Paul Goldberg reports (subscription or day pass required for full content) :
"In recent weeks, several prominent scientists and public health experts attempted to explain to Rep. Debbie Wasserman Schultz (D-Fla.) and Sen. Amy Klobuchar (D-Minn.) that their bill to introduce breast cancer screening in junior high school could do more harm than good.
These experts included the chief physician of the American Cancer Society, an NIH cancer prevention expert, and a prominent breast cancer epidemiologist, who attempted to acquaint these lawmakers and their staff members with the fundamentals of epidemiology.
Now it seems all that education failed to stick. ...
"There are two sides to this story, and what is presented is that this is something wonderful for women, no downsides," said Leslie Bernstein, a breast cancer epidemiologist and director for cancer etiology and dean for faculty development at City of Hope. "What is missing is presentation of evidence that it will also produce some harm. We don't have evidence to support doing breast self-examination, nor do we have an evidence basis that changing risk factors at a young age will alter young women's risk of breast cancer."
Bernstein was one of the scientists who attempted to present Epidemiology 101 to members of Klobuchar's and Wasserman Schultz's staff. Barnett Kramer, director of the NIH Office of Disease Prevention, similarly made a teaching stopover in the offices of the two legislators.

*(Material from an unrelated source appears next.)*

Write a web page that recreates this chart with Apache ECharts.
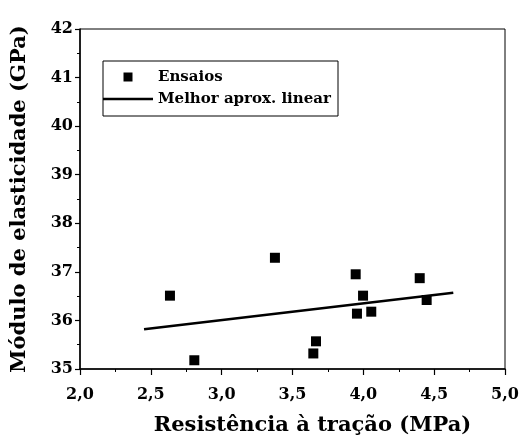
<!DOCTYPE html>
<html><head><meta charset="utf-8">
<script src="https://cdn.jsdelivr.net/npm/echarts@6/dist/echarts.min.js"></script>
<style>html,body{margin:0;padding:0;background:#fff}#c{width:522px;height:441px}</style>
</head><body><div id="c"></div>
<script>
var tensile = [2.635, 2.807, 3.376, 3.946, 3.998, 3.955, 4.056, 3.666, 3.647, 4.398, 4.447];
var modulus = [36.51, 35.18, 37.29, 36.95, 36.51, 36.14, 36.18, 35.57, 35.32, 36.87, 36.42];
var fitX = [2.452, 4.635];
var fitY = [35.82, 36.57];
var seriesNames = ['Ensaios', 'Melhor aprox. linear'];
var xTitle = 'Resistência à tração (MPa)';
var yTitle = 'Módulo de elasticidade (GPa)';

var F = 'DejaVu Serif';
var chart = echarts.init(document.getElementById('c'));
chart.setOption({
  backgroundColor: '#fff',
  animation: false,
  grid: {left: 80, right: 17, top: 29, bottom: 65, show: true, borderColor: '#000', borderWidth: 1},
  graphic: [{type: 'rect', shape: {x: 103, y: 61, width: 235, height: 55}, style: {fill: 'none', stroke: '#000', lineWidth: 1}, z: 10}],
  legend: {
    orient: 'vertical', left: 103, top: 69, padding: 0,
    itemWidth: 50, itemHeight: 9, itemGap: 6, symbolKeepAspect: true,
    textStyle: {fontFamily: F, fontWeight: 'bold', fontSize: 15, color: '#000', lineHeight: 16},
    data: [
      {name: seriesNames[0], icon: 'path://M0,0L1,0L1,1L0,1Z', itemStyle: {color: '#000', opacity: 1}},
      {name: seriesNames[1], icon: 'path://M0,0L50,0L50,2.5L0,2.5Z', itemStyle: {color: '#000', opacity: 1}}
    ]
  },
  xAxis: {
    type: 'value', min: 2, max: 5, interval: 0.5,
    name: xTitle, nameLocation: 'middle', nameGap: 46,
    nameTextStyle: {fontFamily: F, fontWeight: 'bold', fontSize: 21, color: '#000', padding: [0, 0, 0, 40]},
    axisLine: {lineStyle: {color: '#000', width: 1.5}},
    axisTick: {inside: false, length: 6, lineStyle: {color: '#000', width: 1.2}},
    minorTick: {show: true, splitNumber: 2, length: 3, lineStyle: {color: '#000', width: 1}},
    splitLine: {show: false},
    axisLabel: {margin: 18, fontFamily: F, fontWeight: 'bold', fontSize: 16, color: '#000',
      formatter: function (v) { return v.toFixed(1).replace('.', ','); }}
  },
  yAxis: {
    type: 'value', min: 35, max: 42, interval: 1,
    name: yTitle, nameLocation: 'middle', nameGap: 50,
    nameTextStyle: {fontFamily: F, fontWeight: 'bold', fontSize: 21, color: '#000'},
    axisLine: {show: true, lineStyle: {color: '#000', width: 1.5}},
    axisTick: {show: true, inside: false, length: 5, lineStyle: {color: '#000', width: 1.2}},
    minorTick: {show: true, splitNumber: 2, length: 3, lineStyle: {color: '#000', width: 1}},
    splitLine: {show: false},
    axisLabel: {margin: 7, fontFamily: F, fontWeight: 'bold', fontSize: 16, color: '#000'}
  },
  series: [
    {name: seriesNames[0], type: 'scatter', symbol: 'rect', symbolSize: 10,
      itemStyle: {color: '#000', opacity: 1},
      data: tensile.map(function (x, i) { return [x, modulus[i]]; })},
    {name: seriesNames[1], type: 'line', showSymbol: false, symbol: 'none',
      lineStyle: {color: '#000', width: 2.5}, itemStyle: {color: '#000'},
      data: fitX.map(function (x, i) { return [x, fitY[i]]; })}
  ]
});
</script></body></html>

"I gave them fundamentals of issues concerning screening and talked about the specific principles as they relate to breast self-examination and the available evidence from randomized trials," Kramer said in an interview. "No screening test can have benefits unless it's linked to a subsequent intervention, and all therapies can have harms. In breast cancer, harms have to be explicitly understood." NIH has taken no position on the legislation.
Goldberg also reports that the American Cancer Society does not support the legislation - and why. "Unfortunately the bill as introduced is a public health bill that does not recognize public health as a legitimate scientific discipline," ACS president Dr. Otis Brawley wrote to ACS volunteers.